- _COLLECTED DATA_
════════════════

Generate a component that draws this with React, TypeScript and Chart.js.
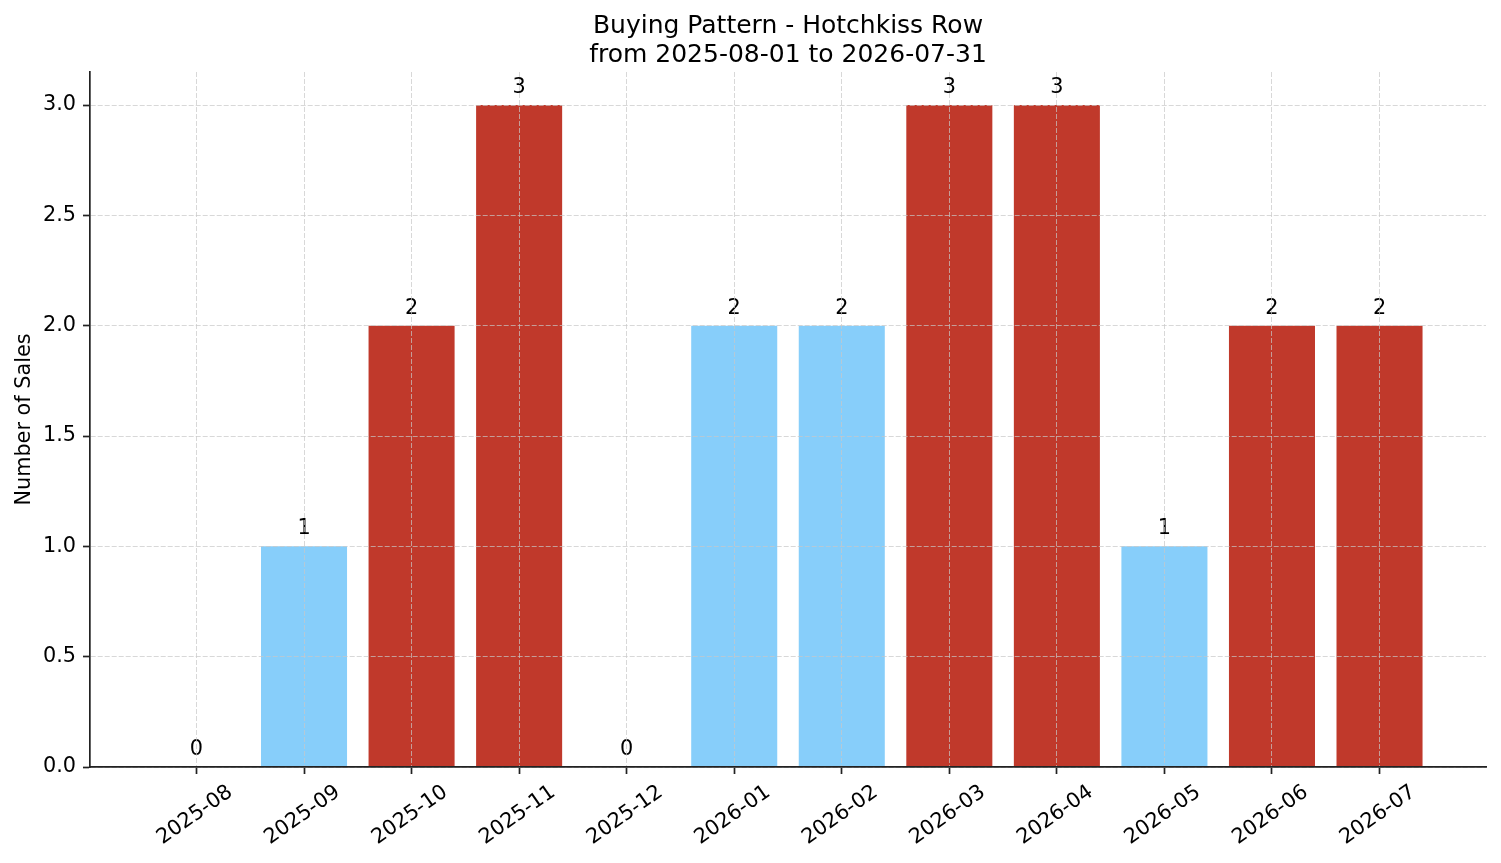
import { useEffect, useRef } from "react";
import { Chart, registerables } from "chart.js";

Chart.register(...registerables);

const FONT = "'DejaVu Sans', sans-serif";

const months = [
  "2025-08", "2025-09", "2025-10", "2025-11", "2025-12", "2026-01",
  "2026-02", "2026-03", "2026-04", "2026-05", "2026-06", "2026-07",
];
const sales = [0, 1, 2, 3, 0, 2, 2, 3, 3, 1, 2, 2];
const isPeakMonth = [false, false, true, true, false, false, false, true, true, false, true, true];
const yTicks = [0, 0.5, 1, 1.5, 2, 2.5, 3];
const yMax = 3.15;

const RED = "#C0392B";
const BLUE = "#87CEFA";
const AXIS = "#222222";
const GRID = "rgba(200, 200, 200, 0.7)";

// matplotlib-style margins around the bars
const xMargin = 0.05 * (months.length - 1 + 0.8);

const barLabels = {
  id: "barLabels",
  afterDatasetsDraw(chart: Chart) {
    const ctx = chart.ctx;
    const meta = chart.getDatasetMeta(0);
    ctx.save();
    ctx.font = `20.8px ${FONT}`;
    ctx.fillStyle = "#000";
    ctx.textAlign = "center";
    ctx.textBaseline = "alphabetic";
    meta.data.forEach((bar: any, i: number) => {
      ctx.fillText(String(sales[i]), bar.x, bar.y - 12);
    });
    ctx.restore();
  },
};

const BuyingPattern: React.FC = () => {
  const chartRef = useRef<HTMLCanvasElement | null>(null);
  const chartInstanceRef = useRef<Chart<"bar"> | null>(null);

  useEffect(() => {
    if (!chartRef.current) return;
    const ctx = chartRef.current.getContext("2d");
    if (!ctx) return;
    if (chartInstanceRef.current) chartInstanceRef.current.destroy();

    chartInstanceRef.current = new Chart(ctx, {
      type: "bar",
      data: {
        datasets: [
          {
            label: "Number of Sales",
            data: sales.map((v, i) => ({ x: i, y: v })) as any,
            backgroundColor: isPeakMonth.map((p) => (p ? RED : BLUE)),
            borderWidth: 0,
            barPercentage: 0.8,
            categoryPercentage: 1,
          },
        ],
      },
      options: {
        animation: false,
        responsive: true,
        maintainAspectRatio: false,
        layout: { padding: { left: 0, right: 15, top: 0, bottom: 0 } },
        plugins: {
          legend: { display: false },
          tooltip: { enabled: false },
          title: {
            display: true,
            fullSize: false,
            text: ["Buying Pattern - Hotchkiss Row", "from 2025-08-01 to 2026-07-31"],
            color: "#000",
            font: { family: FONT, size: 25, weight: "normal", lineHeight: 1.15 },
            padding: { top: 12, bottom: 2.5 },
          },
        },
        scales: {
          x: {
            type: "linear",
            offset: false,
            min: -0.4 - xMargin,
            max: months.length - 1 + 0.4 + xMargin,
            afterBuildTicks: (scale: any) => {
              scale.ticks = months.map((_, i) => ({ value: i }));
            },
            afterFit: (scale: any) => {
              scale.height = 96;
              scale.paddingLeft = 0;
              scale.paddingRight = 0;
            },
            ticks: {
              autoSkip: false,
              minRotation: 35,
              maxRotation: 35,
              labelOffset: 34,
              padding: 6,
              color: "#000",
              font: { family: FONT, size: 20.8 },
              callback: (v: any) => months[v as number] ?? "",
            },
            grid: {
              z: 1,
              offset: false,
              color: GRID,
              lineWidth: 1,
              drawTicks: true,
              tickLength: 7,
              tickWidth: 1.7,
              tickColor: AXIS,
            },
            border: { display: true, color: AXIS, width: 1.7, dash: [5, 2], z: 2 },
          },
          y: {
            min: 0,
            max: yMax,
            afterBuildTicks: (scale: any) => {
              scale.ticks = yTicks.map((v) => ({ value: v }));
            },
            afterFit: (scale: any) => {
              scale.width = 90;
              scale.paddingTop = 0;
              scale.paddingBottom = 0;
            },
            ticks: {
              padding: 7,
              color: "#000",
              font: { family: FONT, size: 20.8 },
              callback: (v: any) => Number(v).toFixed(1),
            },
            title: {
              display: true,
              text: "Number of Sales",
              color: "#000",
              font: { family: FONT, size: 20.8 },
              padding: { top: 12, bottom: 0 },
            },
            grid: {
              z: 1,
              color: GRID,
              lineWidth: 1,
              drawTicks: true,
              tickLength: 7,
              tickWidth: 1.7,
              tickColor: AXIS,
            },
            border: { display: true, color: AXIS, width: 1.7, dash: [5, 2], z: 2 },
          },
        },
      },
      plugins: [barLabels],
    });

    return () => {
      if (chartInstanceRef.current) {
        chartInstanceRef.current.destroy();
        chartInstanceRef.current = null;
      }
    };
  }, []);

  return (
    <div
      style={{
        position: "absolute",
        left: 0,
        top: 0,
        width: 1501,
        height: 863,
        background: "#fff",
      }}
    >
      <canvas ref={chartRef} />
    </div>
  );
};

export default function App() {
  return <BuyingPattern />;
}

════════════════

- _WRITTEN TASK_
Replicate the material above verbatim; images stay out of the copy.

- _EXERCISE RESPONSE_
Generate a component that draws this with React, TypeScript and Chart.js.
import { useEffect, useRef } from "react";
import { Chart, registerables } from "chart.js";

Chart.register(...registerables);

const FONT = "'DejaVu Sans', sans-serif";

const months = [
  "2025-08", "2025-09", "2025-10", "2025-11", "2025-12", "2026-01",
  "2026-02", "2026-03", "2026-04", "2026-05", "2026-06", "2026-07",
];
const sales = [0, 1, 2, 3, 0, 2, 2, 3, 3, 1, 2, 2];
const isPeakMonth = [false, false, true, true, false, false, false, true, true, false, true, true];
const yTicks = [0, 0.5, 1, 1.5, 2, 2.5, 3];
const yMax = 3.15;

const RED = "#C0392B";
const BLUE = "#87CEFA";
const AXIS = "#222222";
const GRID = "rgba(200, 200, 200, 0.7)";

// matplotlib-style margins around the bars
const xMargin = 0.05 * (months.length - 1 + 0.8);

const barLabels = {
  id: "barLabels",
  afterDatasetsDraw(chart: Chart) {
    const ctx = chart.ctx;
    const meta = chart.getDatasetMeta(0);
    ctx.save();
    ctx.font = `20.8px ${FONT}`;
    ctx.fillStyle = "#000";
    ctx.textAlign = "center";
    ctx.textBaseline = "alphabetic";
    meta.data.forEach((bar: any, i: number) => {
      ctx.fillText(String(sales[i]), bar.x, bar.y - 12);
    });
    ctx.restore();
  },
};

const BuyingPattern: React.FC = () => {
  const chartRef = useRef<HTMLCanvasElement | null>(null);
  const chartInstanceRef = useRef<Chart<"bar"> | null>(null);

  useEffect(() => {
    if (!chartRef.current) return;
    const ctx = chartRef.current.getContext("2d");
    if (!ctx) return;
    if (chartInstanceRef.current) chartInstanceRef.current.destroy();

    chartInstanceRef.current = new Chart(ctx, {
      type: "bar",
      data: {
        datasets: [
          {
            label: "Number of Sales",
            data: sales.map((v, i) => ({ x: i, y: v })) as any,
            backgroundColor: isPeakMonth.map((p) => (p ? RED : BLUE)),
            borderWidth: 0,
            barPercentage: 0.8,
            categoryPercentage: 1,
          },
        ],
      },
      options: {
        animation: false,
        responsive: true,
        maintainAspectRatio: false,
        layout: { padding: { left: 0, right: 15, top: 0, bottom: 0 } },
        plugins: {
          legend: { display: false },
          tooltip: { enabled: false },
          title: {
            display: true,
            fullSize: false,
            text: ["Buying Pattern - Hotchkiss Row", "from 2025-08-01 to 2026-07-31"],
            color: "#000",
            font: { family: FONT, size: 25, weight: "normal", lineHeight: 1.15 },
            padding: { top: 12, bottom: 2.5 },
          },
        },
        scales: {
          x: {
            type: "linear",
            offset: false,
            min: -0.4 - xMargin,
            max: months.length - 1 + 0.4 + xMargin,
            afterBuildTicks: (scale: any) => {
              scale.ticks = months.map((_, i) => ({ value: i }));
            },
            afterFit: (scale: any) => {
              scale.height = 96;
              scale.paddingLeft = 0;
              scale.paddingRight = 0;
            },
            ticks: {
              autoSkip: false,
              minRotation: 35,
              maxRotation: 35,
              labelOffset: 34,
              padding: 6,
              color: "#000",
              font: { family: FONT, size: 20.8 },
              callback: (v: any) => months[v as number] ?? "",
            },
            grid: {
              z: 1,
              offset: false,
              color: GRID,
              lineWidth: 1,
              drawTicks: true,
              tickLength: 7,
              tickWidth: 1.7,
              tickColor: AXIS,
            },
            border: { display: true, color: AXIS, width: 1.7, dash: [5, 2], z: 2 },
          },
          y: {
            min: 0,
            max: yMax,
            afterBuildTicks: (scale: any) => {
              scale.ticks = yTicks.map((v) => ({ value: v }));
            },
            afterFit: (scale: any) => {
              scale.width = 90;
              scale.paddingTop = 0;
              scale.paddingBottom = 0;
            },
            ticks: {
              padding: 7,
              color: "#000",
              font: { family: FONT, size: 20.8 },
              callback: (v: any) => Number(v).toFixed(1),
            },
            title: {
              display: true,
              text: "Number of Sales",
              color: "#000",
              font: { family: FONT, size: 20.8 },
              padding: { top: 12, bottom: 0 },
            },
            grid: {
              z: 1,
              color: GRID,
              lineWidth: 1,
              drawTicks: true,
              tickLength: 7,
              tickWidth: 1.7,
              tickColor: AXIS,
            },
            border: { display: true, color: AXIS, width: 1.7, dash: [5, 2], z: 2 },
          },
        },
      },
      plugins: [barLabels],
    });

    return () => {
      if (chartInstanceRef.current) {
        chartInstanceRef.current.destroy();
        chartInstanceRef.current = null;
      }
    };
  }, []);

  return (
    <div
      style={{
        position: "absolute",
        left: 0,
        top: 0,
        width: 1501,
        height: 863,
        background: "#fff",
      }}
    >
      <canvas ref={chartRef} />
    </div>
  );
};

export default function App() {
  return <BuyingPattern />;
}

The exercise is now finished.